» Written problem:
Please retype the data in full and exactly; the pictures are not part of the copy.

» Data block:
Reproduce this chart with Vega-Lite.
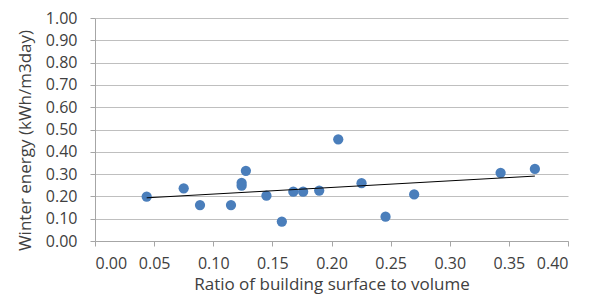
{
  "$schema": "https://vega.github.io/schema/vega-lite/v6.json",
  "autosize": {"type": "none"},
  "padding": {"left": 95, "top": 18, "right": 24, "bottom": 58},
  "width": 473,
  "height": 223,
  "background": "white",
  "config": {
    "view": {"stroke": null},
    "font": "Open Sans",
    "axis": {
      "labelFont": "Open Sans",
      "titleFont": "Open Sans",
      "labelFontSize": 16,
      "titleFontSize": 17,
      "labelColor": "#404040",
      "titleColor": "#404040",
      "titleFontWeight": "normal",
      "domainColor": "#a6a6a6",
      "tickColor": "#a6a6a6",
      "gridColor": "#bfbfbf",
      "tickSize": 5
    }
  },
  "data": {
    "values": [
      {"x": 0.0437, "y": 0.199},
      {"x": 0.075, "y": 0.236},
      {"x": 0.0888, "y": 0.161},
      {"x": 0.115, "y": 0.161},
      {"x": 0.124, "y": 0.261},
      {"x": 0.124, "y": 0.248},
      {"x": 0.1276, "y": 0.315},
      {"x": 0.145, "y": 0.203},
      {"x": 0.158, "y": 0.087},
      {"x": 0.1677, "y": 0.221},
      {"x": 0.176, "y": 0.221},
      {"x": 0.1896, "y": 0.226},
      {"x": 0.2057, "y": 0.456},
      {"x": 0.2254, "y": 0.259},
      {"x": 0.2457, "y": 0.109},
      {"x": 0.2699, "y": 0.209},
      {"x": 0.343, "y": 0.306},
      {"x": 0.372, "y": 0.323}
    ]
  },
  "encoding": {
    "x": {
      "field": "x", "type": "quantitative",
      "scale": {"domain": [0, 0.4], "nice": false, "zero": false},
      "axis": {
        "title": "Ratio of building surface to volume",
        "values": [0, 0.05, 0.1, 0.15, 0.2, 0.25, 0.3, 0.35, 0.4],
        "format": ".2f", "grid": false, "labelPadding": 9, "titlePadding": 5
      }
    },
    "y": {
      "field": "y", "type": "quantitative",
      "scale": {"domain": [0, 1], "nice": false},
      "axis": {
        "title": "Winter energy (kWh/m3day)",
        "values": [0, 0.1, 0.2, 0.3, 0.4, 0.5, 0.6, 0.7, 0.8, 0.9, 1.0],
        "format": ".2f", "grid": true, "labelPadding": 13, "titlePadding": 11,
        "titleY": 122,
        "domain": true
      }
    }
  },
  "layer": [
    {
      "mark": {"type": "circle", "size": 105, "opacity": 1, "color": "#4a7ebb"}
    },
    {
      "transform": [{"regression": "y", "on": "x"}],
      "mark": {"type": "line", "color": "#000000", "strokeWidth": 1}
    }
  ]
}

» Exercise response:
Reproduce this chart with Vega-Lite.
{
  "$schema": "https://vega.github.io/schema/vega-lite/v6.json",
  "autosize": {"type": "none"},
  "padding": {"left": 95, "top": 18, "right": 24, "bottom": 58},
  "width": 473,
  "height": 223,
  "background": "white",
  "config": {
    "view": {"stroke": null},
    "font": "Open Sans",
    "axis": {
      "labelFont": "Open Sans",
      "titleFont": "Open Sans",
      "labelFontSize": 16,
      "titleFontSize": 17,
      "labelColor": "#404040",
      "titleColor": "#404040",
      "titleFontWeight": "normal",
      "domainColor": "#a6a6a6",
      "tickColor": "#a6a6a6",
      "gridColor": "#bfbfbf",
      "tickSize": 5
    }
  },
  "data": {
    "values": [
      {"x": 0.0437, "y": 0.199},
      {"x": 0.075, "y": 0.236},
      {"x": 0.0888, "y": 0.161},
      {"x": 0.115, "y": 0.161},
      {"x": 0.124, "y": 0.261},
      {"x": 0.124, "y": 0.248},
      {"x": 0.1276, "y": 0.315},
      {"x": 0.145, "y": 0.203},
      {"x": 0.158, "y": 0.087},
      {"x": 0.1677, "y": 0.221},
      {"x": 0.176, "y": 0.221},
      {"x": 0.1896, "y": 0.226},
      {"x": 0.2057, "y": 0.456},
      {"x": 0.2254, "y": 0.259},
      {"x": 0.2457, "y": 0.109},
      {"x": 0.2699, "y": 0.209},
      {"x": 0.343, "y": 0.306},
      {"x": 0.372, "y": 0.323}
    ]
  },
  "encoding": {
    "x": {
      "field": "x", "type": "quantitative",
      "scale": {"domain": [0, 0.4], "nice": false, "zero": false},
      "axis": {
        "title": "Ratio of building surface to volume",
        "values": [0, 0.05, 0.1, 0.15, 0.2, 0.25, 0.3, 0.35, 0.4],
        "format": ".2f", "grid": false, "labelPadding": 9, "titlePadding": 5
      }
    },
    "y": {
      "field": "y", "type": "quantitative",
      "scale": {"domain": [0, 1], "nice": false},
      "axis": {
        "title": "Winter energy (kWh/m3day)",
        "values": [0, 0.1, 0.2, 0.3, 0.4, 0.5, 0.6, 0.7, 0.8, 0.9, 1.0],
        "format": ".2f", "grid": true, "labelPadding": 13, "titlePadding": 11,
        "titleY": 122,
        "domain": true
      }
    }
  },
  "layer": [
    {
      "mark": {"type": "circle", "size": 105, "opacity": 1, "color": "#4a7ebb"}
    },
    {
      "transform": [{"regression": "y", "on": "x"}],
      "mark": {"type": "line", "color": "#000000", "strokeWidth": 1}
    }
  ]
}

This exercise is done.